The Tree and Crow. Old Tree, New Life

I finished sewing the green onto the bottom of my fabric painting this morning.  Then I took a picture of it so I could send it to Linda.

When I first began making the tree and crow fabric painting Linda emailed me and said she was interested in it, that it spoke to her.   So I told her she could have first choice when it was done, it was hers if she wanted.

But before I could even write to Linda, she had written to me.  She saw the video of the piece, all but finished, and wanted it.

And as I began to write her back the name of the piece came to me.  As simple as could be, without me even trying, the words popped into my head.  Old Tree, New Life.

It works on many levels.  How a dying tree gives off nutrients to the smaller trees around it.  How the dead branches are food for insects and the insects are food for woodpeckers.  How other animals use the holes for a home.

But my old tree has also given new life to the doilies I used to make it.  And to the appliqué from the old quilt top  that I used to make the leaves.  How the quilted jacket that is the backing now lives as the sky behind the tree.  And that old crescent moon lace has found its place at last.

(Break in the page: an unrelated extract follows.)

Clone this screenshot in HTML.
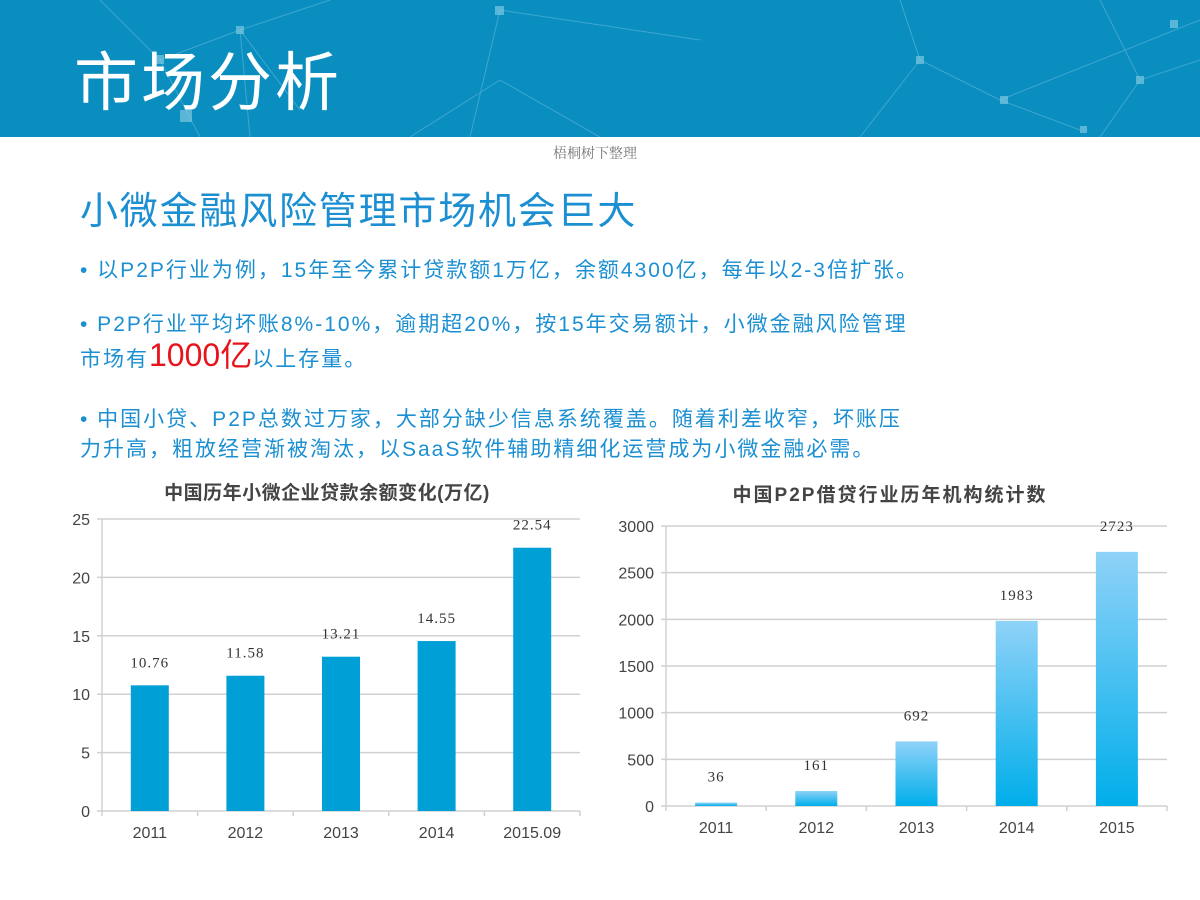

I have an old blue table cloth that I’ll use as the backing.  I cut it to size today, and will sew it on tomorrow.

After that I’ll send “Old Tree, New Life” to it’s new home.

8 thoughts on “The Tree and Crow. Old Tree, New Life

  1. Each of your quilts is a picture book in fabric: we get to see you start the story, maybe with a hint of what’s triggering the “plot” (found fabric, a dream, something in nature), the beginnings of the color palette, sometimes with erasing or scratching out of your initial composition, then the “story” really gets rolling with strategic placement of shapes and figures or scenes, and each “chapter” bordered with a strip of enhancing color, building out until you wrap the whole “plot” up at the end. And sometimes the Title is known at the beginning, or in the middle or at the end. But it’s always perfect and beautiful. Sigh.

    1. What a great way of seeing it Amy. Thanks for that. I do try to show the process as it happens, but thinking of it as a story is really interesting…

  2. Hello Maria, I love your videos and hearing you and Jon’s interchanges, speaking about life still in a dead tree. I actually was sure to take the time to watch because I always feel uplifted after and I thank you for that! The crow on the dead-alive tree quilt is amazing. I shared the video with my husband who also enjoyed it

    1. Thank you Joan I’m so glad you find the videos uplifting. I’d not have thought of that. It’s makes me feel good to hear. :)

  3. I am Linda! And I’m so excited about my new artwork!

    As I shared with Maria, I was initially attracted by the use of doilies for the tree trunk. My grandma had doilies everywhere when I was growing up, and I was obsessed with them. But what has really made me fall in love with the piece is its story. It’s such a gift to get to know the artist and hear about their inspiration and their process.

    1. I have found the story to be such an important part of the whole process and finished piece Linda. It is so often the story of a thing that I am drawn to also. I’m so glad it has such meaning for you Linda. That makes me very happy. Thanks again.

  4. Such a beautiful piece! I love the animal pieces you do. If this becomes a magnet, I definitely want one!